10 avr. 2008

SITUATION AU PÉROU

« Le malaise général augmente dans tout le pays »[1]

L

e Pérou fait partie, à échelle réduite, des pays comme l’Inde, où il fait bon boursicoter car la croissance annuelle dépasse les 7% grâce à l’envol des prix des minerais et, probablement aussi, grâce au blanchiment des fonds faramineux de la drogue. Pourtant rien, ou presque, de toute cette manne ne tombe –« gotea », comme on dit ici – dans le panier de la ménagère. Une caricature pourrait montrer l’image classique du mendiant péruvien assis sur un coffre rempli d’or…mais fermé avec un gros cadenas. Et, à côté, un Alan Garcia qui en remet la clef aux entreprises étrangères !

La chute de Garcia.

Le Président Alan Garcia a chuté dans les enquêtes de Lima, place forte du fujimorisme et de la droite (ceux-là même qui lui avaient permis de gagner de justesse les élections en 2006) : 35% l’approuvent et 55% le désapprouvent. Il en est devenu muet. On n’entend plus sa voix triomphante et vitupérante à la fois. C’est que le mécontentement augmente sans cesse et les motifs ne manquent pas :

- L’inflation ronge le gouvernement. Les prix de base grimpent, le cauchemar de son gouvernement antérieur resurgit.

- Il applique une politique qui ne crée que peu d’emplois et surtout dans le secteur des petits boulots mal payés et surexploités.

- Il criminalise les luttes syndicales au lieu de promouvoir la justice sociale.

- Son gouvernement n’applique pas les réformes fiscales qui permettraient la redistribution des richesses, laissant libres d’impôts, ou presque, les transnationales qui écument nos richesses naturelles, surtout dans le secteur minier.

- Il se noie dans la mare de la corruption interne et son «délégué anticorruption» est totalement inefficace.

- Son gouvernement est incapable, jusqu’ici, d’organiser la reconstruction des zones affectées par le tremblement de terre.

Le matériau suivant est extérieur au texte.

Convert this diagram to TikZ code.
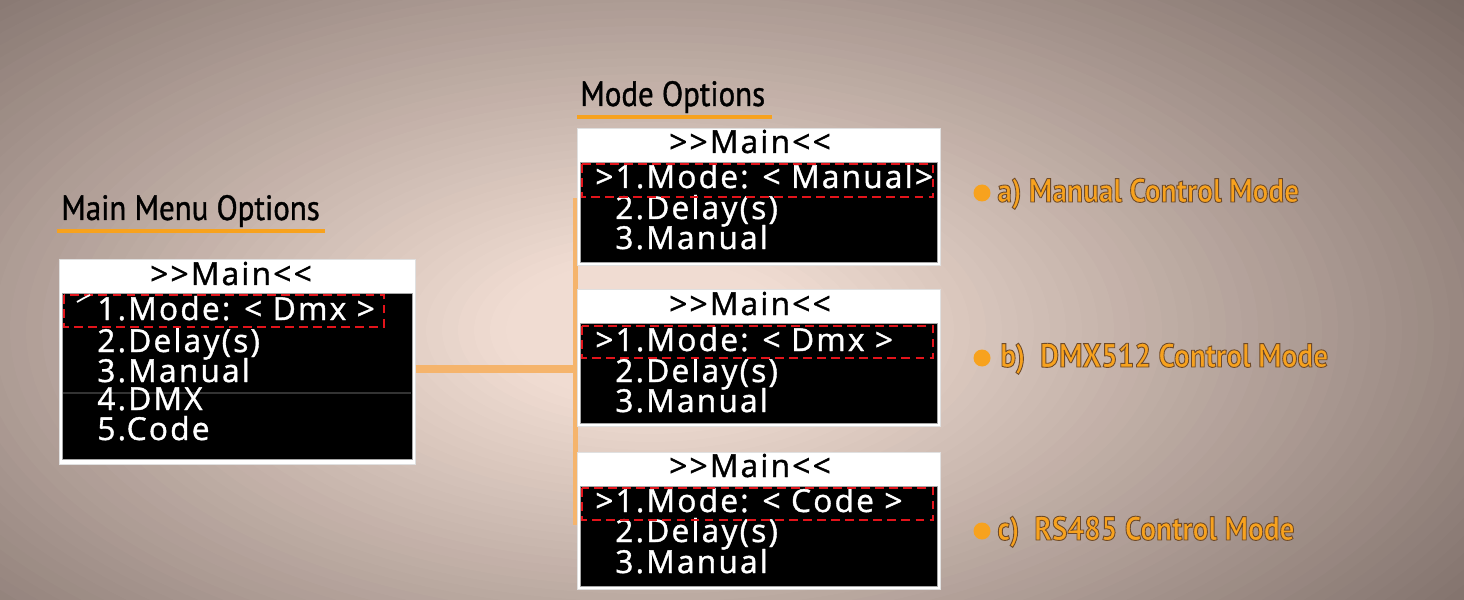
\documentclass[tikz,border=0pt]{standalone}
\usepackage{fontspec}
\setmainfont{PT Sans}
\newfontfamily\lcdfont[LetterSpace=7, FakeBold=1.2]{Open Sans}
\newfontfamily\headfont[FakeStretch=0.88, FakeBold=1.0]{PT Sans}
\newfontfamily\labelfont[FakeStretch=0.88]{PT Sans}
\usetikzlibrary{positioning}

\definecolor{bgin}{HTML}{F0DCD2}
\definecolor{bgout}{HTML}{7A6B65}
\definecolor{accent}{HTML}{F7A21E}
\definecolor{barorange}{HTML}{F5B46C}
\definecolor{selred}{HTML}{E3141B}

\tikzset{
  title/.style={font=\headfont\fontsize{20}{22}\selectfont, anchor=base west, inner sep=0pt},
  lcd/.style={font=\lcdfont\fontsize{18}{20}\selectfont, text=white, anchor=base west, inner sep=0pt},
  lcdhead/.style={lcd, text=black, anchor=base},
  frame/.style={fill=white, draw=black!12, line width=0.4pt, inner sep=0pt, anchor=north west},
  screen/.style={fill=black, draw=black!35, line width=0.4pt, inner sep=0pt, anchor=north west},
  selbox/.style={draw=selred, line width=1.4pt, dash pattern=on 5pt off 3pt},
  uline/.style={draw=accent, line width=2.3pt},
  bar/.style={draw=barorange},
  modelabel/.style={font=\labelfont\bfseries\fontsize{19}{21}\selectfont, text=accent, anchor=base west, inner sep=0pt},
  dot/.style={circle, fill=accent, inner sep=0pt, minimum size=3.4mm}
}

% filled glyphs with a thin brown rim
\newcommand\rimtext[1]{\special{pdf:literal direct 0.43 0.29 0.16 RG 0.5 w 2 Tr}#1\special{pdf:literal direct 0 Tr}}

\begin{document}
\begin{tikzpicture}[x=0.2mm,y=-0.2mm]
    \useasboundingbox (0,0) rectangle (1464,600);
    % background glow
    \begin{scope}
      \clip (0,0) rectangle (1464,600);
      \fill[bgout] (0,0) rectangle (1464,600);
      \foreach \i in {70,69,...,1}{
        \pgfmathsetmacro\r{\i*16}
        \pgfmathsetmacro\p{max(0,min(100,(\r-150)/9))}
        \fill[bgout!\p!bgin] (650,330) ellipse ({\r} and {\r*0.5});
      }
    \end{scope}

    % titles
    \node[title] (maintitle) at (61,220) {Main Menu Options};
    \draw[uline] (57,231) -- (325,231);
    \node[title] (modetitle) at (580,106) {Mode Options};
    \draw[uline] (577,117) -- (772,117);

    % vertical bus
    \coordinate (bustop) at (575,198);
    \coordinate (busend) at (575,525);
    \coordinate (hub) at (575,369);
    \draw[bar, line width=1mm] (bustop) -- (busend);

    % main menu screen
    \node[frame, minimum width=71.2mm, minimum height=41mm] (mainbox) at (59,259) {};
    \node[screen, minimum width=70mm, minimum height=33.2mm] (mainscreen) at (62,293) {};
    \draw[black!80, line width=0.6pt] (63,393) -- (411,393);
    \node[lcdhead] (mainhead) at (231,285) {>>Main<<};
    \node[lcd] (mainl1) at (97,320) {1.Mode: < Dmx >};
    \node[lcd] (mainl2) at (97,352) {2.Delay(s)};
    \node[lcd] (mainl3) at (97,382) {3.Manual};
    \node[lcd] (mainl4) at (97,410) {4.DMX};
    \node[lcd] (mainl5) at (97,440) {5.Code};
    \draw[selbox] (64,295) rectangle (384,327);
    \draw[white, line width=1pt] (77,302) -- (84,298) -- (90,295);

    \draw[bar, line width=1.6mm] (mainbox.east |- hub) -- (hub);

    % mode a
    \node[frame, minimum width=72.6mm, minimum height=27.4mm] (boxa) at (577,128) {};
    \node[screen, minimum width=71.4mm, minimum height=20mm] (screena) at (580,162) {};
    \node[lcdhead] (heada) at (750,153) {>>Main<<};
    \node[lcd] (a1) at (595,188) {>1.Mode: < Manual>};
    \node[lcd] (a2) at (615,219) {2.Delay(s)};
    \node[lcd] (a3) at (615,249) {3.Manual};
    \draw[selbox] (582,164) rectangle (933,197);

    % mode b
    \node[frame, minimum width=72.6mm, minimum height=27.4mm] (boxb) at (577,289) {};
    \node[screen, minimum width=71.4mm, minimum height=20mm] (screenb) at (580,323) {};
    \node[lcdhead] (headb) at (750,315) {>>Main<<};
    \node[lcd] (b1) at (595,351) {>1.Mode: < Dmx >};
    \node[lcd] (b2) at (615,382) {2.Delay(s)};
    \node[lcd] (b3) at (615,412) {3.Manual};
    \draw[selbox] (582,326) rectangle (933,358);

    % mode c
    \node[frame, minimum width=72.6mm, minimum height=27.4mm] (boxc) at (577,452) {};
    \node[screen, minimum width=71.4mm, minimum height=20mm] (screenc) at (580,486) {};
    \node[lcdhead] (headc) at (750,477) {>>Main<<};
    \node[lcd] (c1) at (595,512) {>1.Mode: < Code >};
    \node[lcd] (c2) at (615,542) {2.Delay(s)};
    \node[lcd] (c3) at (615,573) {3.Manual};
    \draw[selbox] (582,488) rectangle (933,520);

    % mode names
    \node[dot] (dota) at (982,193) {};
    \node[dot] (dotb) at (982,358) {};
    \node[dot] (dotc) at (982,531) {};
    \node[modelabel] (labela) at (997,202) {\rimtext{a) Manual Control Mode}};
    \node[modelabel] (labelb) at (1000,367) {\rimtext{b)\ \ DMX512 Control Mode}};
    \node[modelabel] (labelc) at (997,540) {\rimtext{c)\ \ RS485 Control Mode}};
\end{tikzpicture}
\end{document}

Mines et pétrole : les rois!

Garcia veut remettre 200'000 hectares de réserves naturelles aux pétroliers (dont une partie de notre parc national Tambopata-Candamo pour lequel nous nous sommes tant battus contre la Mobil), et donner toute priorité à l’exploitation minière de grande envergure. Tout cela contre les communautés indigènes et paysannes et en fustigeant les écologistes et les «curés idéalistes et ennemis du développement»! En plus, Alan Garcia ne remplit pas ses promesses d’exiger l’impôt sur les bénéfices miniers et pétroliers pour le redistribuer aux régions en faveur de la santé et l’éducation publiques.

Résultat: Il ne se passe pas une semaine sans une grève dans un secteur ou l’autre. Il y en a eu douze, nationales ou régionales, entre avril et juillet seulement. Il y a de l’orage dans le social et la foudre va continuer de tomber. Jusqu’à quand les parapluies d’Alan Garcia seront-ils imperméables ?

Xavier ARBEX, prêtre suisse Puerto Maldonado


[1] Extrait de : IMAMBARI - PEROU, Bulletin d’information des amis du Sud Pérou, n°35, nov.-déc. 2007.